En la frontera de Nubia, en un lugar próximo a la primera catarata del Nilo, se conservan magníficas construcciones de la época tolemaica. Estas se levantaron en la isla de Filé, también conocida por la denominación latinizada de Philae, la cual aparecía como una barca de roca en el centro de las aguas del gran río. La vieja presa de Asuán hacía que éstas la cubrieran durante nueve o diez meses al año, apareciendo a lo largo del período restante una imagen muy evocadora de ruinas semisumergidas que ilustra frecuentemente los últimos capítulos de los libros sobre el arte egipcio. No obstante, la construcción en Asuán de una nueva presa de dimensiones gigantescas, la que contiene el llamado lago Nasser, hizo desaparecer por completo el encanto de aquellos parajes, actualmente engullidos por las aguas.

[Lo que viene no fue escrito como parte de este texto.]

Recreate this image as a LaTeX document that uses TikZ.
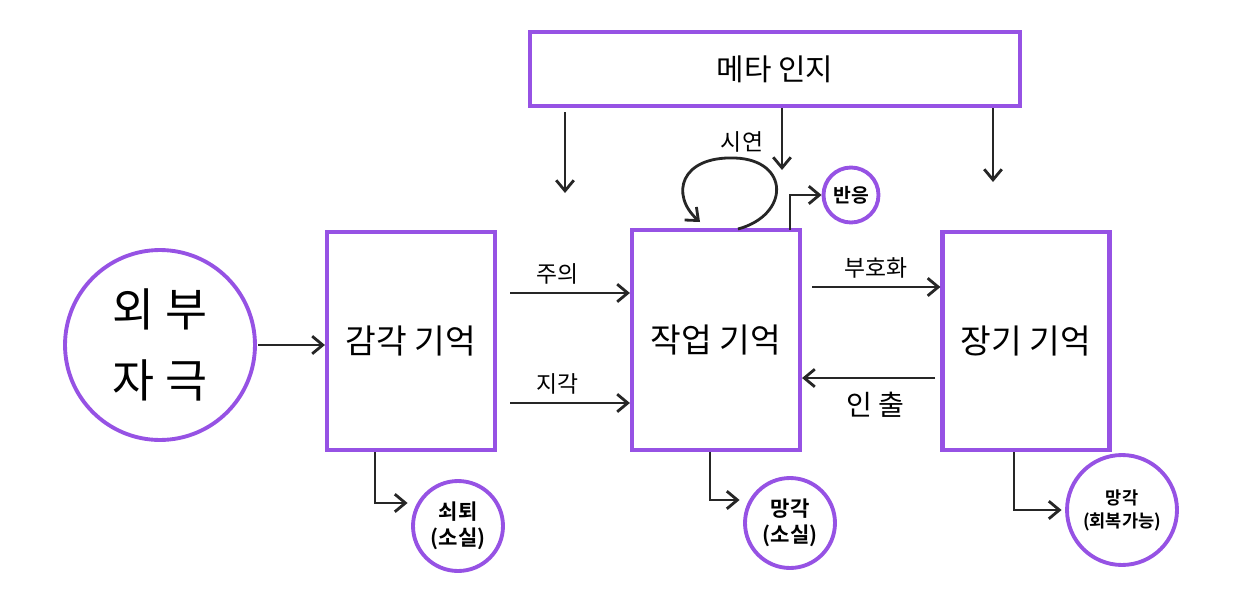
\documentclass[tikz,border=0pt]{standalone}
\usepackage{fontspec}
\setmainfont{Noto Sans CJK KR}[BoldFont={Noto Sans CJK KR Bold}]
\usetikzlibrary{arrows.meta}
\definecolor{pur}{RGB}{150,82,228}
\tikzset{
  x=0.02cm,y=-0.02cm,
  pbox/.style={draw=pur,line width=2.4pt,fill=white,inner sep=0pt},
  pcirc/.style={draw=pur,line width=2.2pt,circle,fill=white,inner sep=0pt,align=center},
  arr/.style={draw=black!85,line width=1.6pt,-{Straight Barb[length=6pt,width=10pt]}},
  lbl/.style={font=\fontsize{13}{15}\selectfont,inner sep=1pt},
}
\begin{document}
\begin{tikzpicture}
\useasboundingbox[fill=white] (0,0) rectangle (1254,612);
% boxes
\node[pbox,minimum width=9.8cm,minimum height=1.48cm,font=\fontsize{17}{20}\selectfont] (meta) at (775,69) {메타 인지};
\node[pbox,minimum width=3.36cm,minimum height=4.36cm,font=\fontsize{19}{22}\selectfont] (sens) at (411,341) {감각 기억};
\node[pbox,minimum width=3.36cm,minimum height=4.4cm,font=\fontsize{19}{22}\selectfont] (work) at (716,340) {작업 기억};
\node[pbox,minimum width=3.34cm,minimum height=4.36cm,font=\fontsize{19}{22}\selectfont] (long) at (1026,341) {장기 기억};
\node[pcirc,minimum size=3.8cm,font=\fontsize{26}{40}\selectfont] (ext) at (160,345) {외 부\\자 극};
% outcome circles
\node[pcirc,minimum size=1.1cm,font=\bfseries\fontsize{11}{13}\selectfont] (resp) at (851,195) {반응};
\node[pcirc,minimum size=1.8cm,font=\bfseries\fontsize{12}{15}\selectfont] (decay) at (458,526) {쇠퇴\\(소실)};
\node[pcirc,minimum size=1.8cm,font=\bfseries\fontsize{12}{15}\selectfont] (forg1) at (790,523) {망각\\(소실)};
\node[pcirc,minimum size=2.2cm,font=\bfseries\fontsize{10}{13}\selectfont] (forg2) at (1122,510) {망각\\(회복가능)};
% coordinates
\coordinate (m1) at (565,112); \coordinate (m1e) at (565,193);
\coordinate (m2) at (782,108); \coordinate (m2e) at (782,170);
\coordinate (m3) at (993,108); \coordinate (m3e) at (993,182);
\draw[arr] (m1) -- (m1e);
\draw[arr] (m2) -- (m2e);
\draw[arr] (m3) -- (m3e);
% input
\coordinate (eo) at (258,345);
\draw[arr] (eo) -- (sens.west |- eo);
% sens -> work
\coordinate (a1) at (510,293); \coordinate (a2) at (510,403);
\draw[arr] (a1) -- (work.west |- a1) node[lbl,pos=0.4,above=3pt] {주의};
\draw[arr] (a2) -- (work.west |- a2) node[lbl,pos=0.4,above=3pt] {지각};
% encode/retrieve
\coordinate (b1) at (812,287); \coordinate (b2) at (935,378);
\draw[arr] (b1) -- (long.west |- b1) node[lbl,pos=0.5,above=3pt] {부호화};
\draw[arr] (b2) -- (work.east |- b2) node[lbl,pos=0.45,below=6pt,font=\fontsize{16}{18}\selectfont] {인 출};
% rehearsal loop
\coordinate (r0) at (738,229);
\coordinate (r1) at (700,222);
\draw[arr] (r0) .. controls (790,215) and (790,160) .. (735,158)
  .. controls (680,156) and (670,195) .. (r1);
\node[lbl] (reh) at (742,142) {시연};
% response
\coordinate (q0) at (790,230);
\draw[arr] (q0) |- (resp.west);
% decay
\coordinate (d0) at (375,452);
\draw[arr] (d0) |- ([xshift=-2pt]decay.west |- 0,503);
\coordinate (f0) at (710,452);
\draw[arr] (f0) |- ([xshift=-2pt]forg1.west |- 0,500);
\coordinate (g0) at (1014,452);
\draw[arr] (g0) |- ([xshift=-2pt]forg2.west);
\end{tikzpicture}
\end{document}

En la isla antes solitaria y deshabitada de Filé aseguraban los sacerdotes que Isis había dado a luz al hijo póstumo de Osiris, Horus el vengador. No es de extrañar que, dada la veneración siempre creciente por Isis, hasta en la época romana, se multiplicaran allí los templos y se convirtiera en lugar de peregrinación.

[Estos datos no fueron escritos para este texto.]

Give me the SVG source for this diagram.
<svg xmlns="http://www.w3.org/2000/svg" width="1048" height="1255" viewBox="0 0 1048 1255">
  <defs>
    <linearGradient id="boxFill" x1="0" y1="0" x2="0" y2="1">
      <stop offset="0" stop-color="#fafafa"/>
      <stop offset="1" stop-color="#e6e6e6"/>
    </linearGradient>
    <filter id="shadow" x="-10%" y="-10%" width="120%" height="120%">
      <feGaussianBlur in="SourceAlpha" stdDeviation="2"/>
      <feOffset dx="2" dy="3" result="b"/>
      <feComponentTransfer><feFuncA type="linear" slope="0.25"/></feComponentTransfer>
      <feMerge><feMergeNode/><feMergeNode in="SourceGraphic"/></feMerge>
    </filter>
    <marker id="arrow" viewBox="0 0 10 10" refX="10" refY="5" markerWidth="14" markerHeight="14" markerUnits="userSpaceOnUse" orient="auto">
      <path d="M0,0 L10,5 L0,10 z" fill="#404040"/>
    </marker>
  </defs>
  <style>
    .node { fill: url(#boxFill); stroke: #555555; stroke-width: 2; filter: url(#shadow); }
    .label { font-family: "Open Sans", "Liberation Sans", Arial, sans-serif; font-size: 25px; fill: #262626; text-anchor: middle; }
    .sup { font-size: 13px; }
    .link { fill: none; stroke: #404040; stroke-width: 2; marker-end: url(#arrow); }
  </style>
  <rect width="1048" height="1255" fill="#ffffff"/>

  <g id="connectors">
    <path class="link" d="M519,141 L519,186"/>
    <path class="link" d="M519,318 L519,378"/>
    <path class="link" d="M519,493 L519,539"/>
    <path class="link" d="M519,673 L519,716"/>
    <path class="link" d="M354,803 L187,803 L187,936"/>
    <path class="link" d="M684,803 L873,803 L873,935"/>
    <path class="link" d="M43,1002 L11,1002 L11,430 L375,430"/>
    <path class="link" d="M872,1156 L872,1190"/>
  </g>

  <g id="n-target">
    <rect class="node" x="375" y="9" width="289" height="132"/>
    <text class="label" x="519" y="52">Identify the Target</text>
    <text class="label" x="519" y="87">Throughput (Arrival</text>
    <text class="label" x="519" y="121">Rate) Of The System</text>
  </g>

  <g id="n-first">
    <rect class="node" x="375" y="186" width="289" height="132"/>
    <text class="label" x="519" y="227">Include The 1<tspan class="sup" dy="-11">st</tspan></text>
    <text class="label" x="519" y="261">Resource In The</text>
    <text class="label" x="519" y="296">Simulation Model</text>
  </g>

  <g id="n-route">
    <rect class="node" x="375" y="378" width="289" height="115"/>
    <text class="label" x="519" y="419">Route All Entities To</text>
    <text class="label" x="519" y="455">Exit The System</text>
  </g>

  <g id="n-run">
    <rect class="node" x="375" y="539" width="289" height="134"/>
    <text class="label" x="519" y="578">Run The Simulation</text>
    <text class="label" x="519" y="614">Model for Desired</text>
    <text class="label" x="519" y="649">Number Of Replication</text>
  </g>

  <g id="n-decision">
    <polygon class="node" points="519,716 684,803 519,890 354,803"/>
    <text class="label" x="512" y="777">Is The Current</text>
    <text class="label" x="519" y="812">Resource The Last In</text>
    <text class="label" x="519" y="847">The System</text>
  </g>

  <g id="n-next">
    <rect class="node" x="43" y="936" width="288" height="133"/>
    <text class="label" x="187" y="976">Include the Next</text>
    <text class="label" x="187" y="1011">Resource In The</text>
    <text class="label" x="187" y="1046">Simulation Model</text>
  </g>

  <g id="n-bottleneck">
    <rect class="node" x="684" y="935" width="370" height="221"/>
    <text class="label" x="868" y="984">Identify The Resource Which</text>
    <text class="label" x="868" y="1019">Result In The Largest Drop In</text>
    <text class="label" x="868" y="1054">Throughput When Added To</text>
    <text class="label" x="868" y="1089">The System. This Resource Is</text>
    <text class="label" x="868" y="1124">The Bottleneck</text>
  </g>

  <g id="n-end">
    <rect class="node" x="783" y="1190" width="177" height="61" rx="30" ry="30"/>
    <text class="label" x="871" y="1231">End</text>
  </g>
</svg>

El edificio principal de entre los que se levantaban en la isla de Filé era el templo dedicado a Isis, que tanto por su estilo como por su planta apenas se distingue de los grandes templos tebanos del Egipto tradicional. Alrededor del mismo había otras construcciones de elegantísimo porte, como el llamado pabellón de Necianebo, en realidad un desembarcadero o quiosco descubierto.

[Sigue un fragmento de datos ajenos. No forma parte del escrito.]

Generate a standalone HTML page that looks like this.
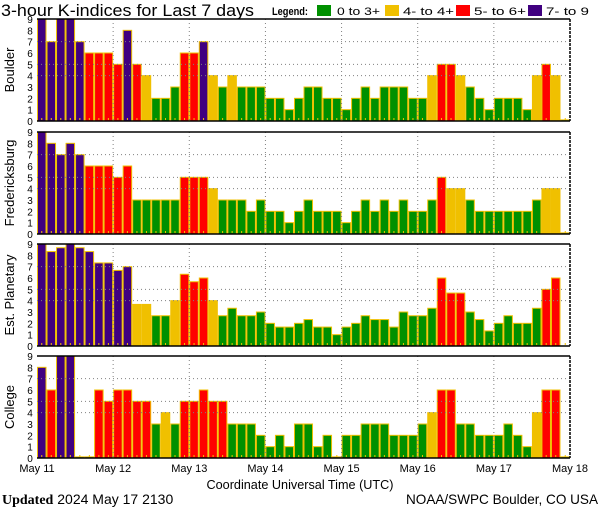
<!DOCTYPE html>
<html><head><meta charset="utf-8"><style>
html,body{margin:0;padding:0;background:#fff;}
svg{display:block;font-family:"Liberation Sans",sans-serif;}
</style></head><body>
<svg id="chart" width="600" height="510" xmlns="http://www.w3.org/2000/svg">
<text x="1" y="16" font-size="17" textLength="253" lengthAdjust="spacingAndGlyphs">3-hour K-indices for Last 7 days</text>
<g font-size="11">
<text x="272" y="15" font-weight="bold" textLength="36" lengthAdjust="spacingAndGlyphs">Legend:</text>
<rect x="317" y="5" width="14" height="11" fill="#009000"/>
<text x="337" y="15" textLength="43" lengthAdjust="spacingAndGlyphs">0 to 3+</text>
<rect x="385" y="5" width="14" height="11" fill="#f0c000"/>
<text x="403" y="15" textLength="51" lengthAdjust="spacingAndGlyphs">4- to 4+</text>
<rect x="456" y="5" width="14" height="11" fill="#ff0000"/>
<text x="474" y="15" textLength="52" lengthAdjust="spacingAndGlyphs">5- to 6+</text>
<rect x="528" y="5" width="14" height="11" fill="#400080"/>
<text x="546" y="15" textLength="43" lengthAdjust="spacingAndGlyphs">7- to 9</text>
</g>
<text x="300" y="489" font-size="13" text-anchor="middle" textLength="187" lengthAdjust="spacingAndGlyphs">Coordinate Universal Time (UTC)</text>
<text x="2" y="504" font-size="14"><tspan font-family="Liberation Serif,serif" font-weight="bold">Updated</tspan> 2024 May 17 2130</text>
<text x="598" y="504" font-size="14" text-anchor="end" textLength="192" lengthAdjust="spacingAndGlyphs">NOAA/SWPC Boulder, CO USA</text>
</svg>
<script>
const stations = ["Boulder","Fredericksburg","Est. Planetary","College"];
const boulder = [9,7,9,9,7,6,6,6,5,8,5,4,2,2,3,6,6,7,4,3,4,3,3,3,2,2,1,2,3,3,2,2,1,2,3,2,3,3,3,2,2,4,5,5,4,3,2,1,2,2,2,1,4,5,4,0.1];
const fredericksburg = [9,8,7,8,7,6,6,6,5,6,3,3,3,3,3,5,5,5,4,3,3,3,2,3,2,2,1,2,3,2,2,2,1,2,3,2,3,2,3,2,2,3,5,4,4,3,2,2,2,2,2,2,3,4,4,0.1];
const planetary = [9,8.33,8.67,9,8.67,8.33,7.33,7.33,6.67,7,3.67,3.67,2.67,2.67,4,6.33,5.67,6,4,2.67,3.33,2.67,2.67,3,2,1.67,1.67,2,2.33,1.67,1.67,1,1.67,2,2.67,2.33,2.33,1.67,3,2.67,2.67,3.33,6,4.67,4.67,3,2.33,1.33,2,2.67,2,2,3.33,5,6,0];
const college = [8,6,9,9,0.1,0.1,6,5,6,6,5,5,3,4,3,5,5,6,5,5,3,3,3,2,1,2,1,3,3,1,2,0.1,2,2,3,3,3,2,2,2,3,4,6,6,3,3,2,2,2,3,2,1,4,6,6,0.1];
const series = [boulder,fredericksburg,planetary,college];
const dayLabels = ["May 11","May 12","May 13","May 14","May 15","May 16","May 17","May 18"];
const yTicks = [0,1,2,3,4,5,6,7,8,9];
const gridLevels = [4,5,7];

const NS="http://www.w3.org/2000/svg";
const svg=document.getElementById('chart');
const X0=37, X1=570, NB=56, bw=(X1-X0)/NB;
const panelTops=[19,132,244,356], PH=102;
function mk(t,a,p){const e=document.createElementNS(NS,t);for(const k in a)e.setAttribute(k,a[k]);(p||svg).appendChild(e);return e;}
function xScale(i){return X0+i*bw;}
function dayX(d){return X0+d*(X1-X0)/7;}
function color(v){return v<3.5?"#009000":v<4.5?"#f0c000":v<6.5?"#ff0000":"#400080";}

stations.forEach((name,p)=>{
  const top=panelTops[p], bot=top+PH;
  const yScale=v=>bot-v*PH/9;
  const g=mk('g',{});
  
  
  const data=series[p];
  data.forEach((v,i)=>{
    if(v<=0)return;
    const r=mk('rect',{x:xScale(i)+0.5,y:yScale(v),width:bw-1,height:bot-yScale(v),fill:color(v),stroke:"#f0c000","stroke-width":1},g);
    
    
  });
  data.forEach((v,i)=>{
    const t=mk('rect',{x:xScale(i)+bw/2-0.5,y:bot-3,width:1,height:2,fill:"#f0c000"},g);
    
    
  });
  gridLevels.forEach(l=>{
    const ln=mk('line',{x1:X0,x2:X1,y1:yScale(l),y2:yScale(l),stroke:"#808080","stroke-dasharray":"1,3"},g);
    
    
  });
  for(let d=1;d<7;d++){
    const ln=mk('line',{x1:dayX(d),x2:dayX(d),y1:top,y2:bot,stroke:"#808080","stroke-dasharray":"1,3"},g);
    
    
  }
  const tl=mk('line',{x1:X0,x2:X1,y1:top,y2:top,stroke:"#000","stroke-width":1.5},g);
  
  
  const bl=mk('line',{x1:X0,x2:X1,y1:bot,y2:bot,stroke:"#000","stroke-width":1.5},g);
  
  
  const rl=mk('line',{x1:X1,x2:X1,y1:top,y2:bot,stroke:"#000","stroke-width":1.5,"stroke-dasharray":"3,1"},g);
  
  
  yTicks.forEach(t=>{
    const tx=mk('text',{x:30,y:yScale(t)+4,"font-size":10,"text-anchor":"middle"},g);
    tx.textContent=t;
    
    
  });
  const cy=top+PH/2;
  const yl=mk('text',{x:0,y:0,"font-size":13,"text-anchor":"middle",transform:`translate(14,${cy}) rotate(-90)`},g);
  yl.textContent=name;
  
  
});
dayLabels.forEach((d,i)=>{
  const t=mk('text',{x:dayX(i),y:472,"font-size":11,"text-anchor":"middle"});
  t.textContent=d;
  
  
});
</script>
</body></html>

Las columnatas, de bellas proporciones, estaban protegidas y resguardadas por un alto antepecho del tipo que se introdujo a lo largo de la XXII Dinastía, gracias al cual en los intercolumnios tan sólo quedaban abiertos unos pequeños espacios a modo de ventanas. El itinerario que, mediante una escalinata, conducía desde el río hasta uno de estos edificios, sólo puede ser reseguido mentalmente con la imaginación: en un rellano se levantaba un gracioso obelisco de granito y más arriba, el pórtico, como recogiendo toda la brisa del Nilo. Desde allí la vista se extendía sobre el pequeño mar, sembrado de isletas pequeñas, que formaba el río.
Los relieves que figuraban en estos templos de época tolemaica, hoy desgastados y erosionados por su larga permanencia bajo las aguas, contenían exclusivamente escenas sagradas. Las representaciones de temas mundanos, cacerías y batallas que tanto abundaron en los templos del Imperio Nuevo, aquí fueron proscritas. No obstante, esta inacabable representación de actos litúrgicos ofrecía un nuevo atractivo por el modelado de los cuerpos humanos, más plástico y animado que jamás lo había sido en el arte egipcio. Su delicado sentido de la forma confería sensuales redondeces plásticas a las figuras de las diosas coronadas con cabezas de buitre o con cuernos sagrados. Pero la gloria de la escultura de este período son los retratos en piedras duras, difíciles de labrar y de pulir. Sus superficies brillantes producen efectos fantasmagóricos; gracias a ello la forma, con los reflejos, toma valores diferentes según de donde llega la luz. Los aztecas y los mayas se complacieron, por esta misma razón, en labrar máscaras de obsidiana, jade y nefrita.
La escultura se convierte así en un arte misterioso, no sólo por los métodos que emplea, sino también por sus resultados, casi mágicos. Si la vida es cambio, transformación, actividad, las esculturas en piedras duras, pulimentadas hasta ser como espejos, consiguen una variabilidad con los rayos de luz que es lo más parecido a vitalidad. En un país como Egipto, donde la vida y la muerte dependían de conjuros, encantamientos y sortilegios, la aparente transfiguración que se observa en la escultura pulimentada dio al arte un valor de evocación que no había tenido nunca.

Pilón de entrada al templo de Edfú

Pilón de entrada al templo de Edfú, inmensa construcción tolemaica situada a cien kilómetros al sur de Luxor. Su estado de conservación es excelente. El pilón es a la vez fachada, donde el dios se muestra al pueblo en imaginativos relieves, y defensa del templo. Estas moles fueron para los egipcios dos montes entre los cuales salía Horus cada mañana para tender su espada invencible al faraón a fin de que éste pudiera aplastar a cualquier enemigo de Egipto.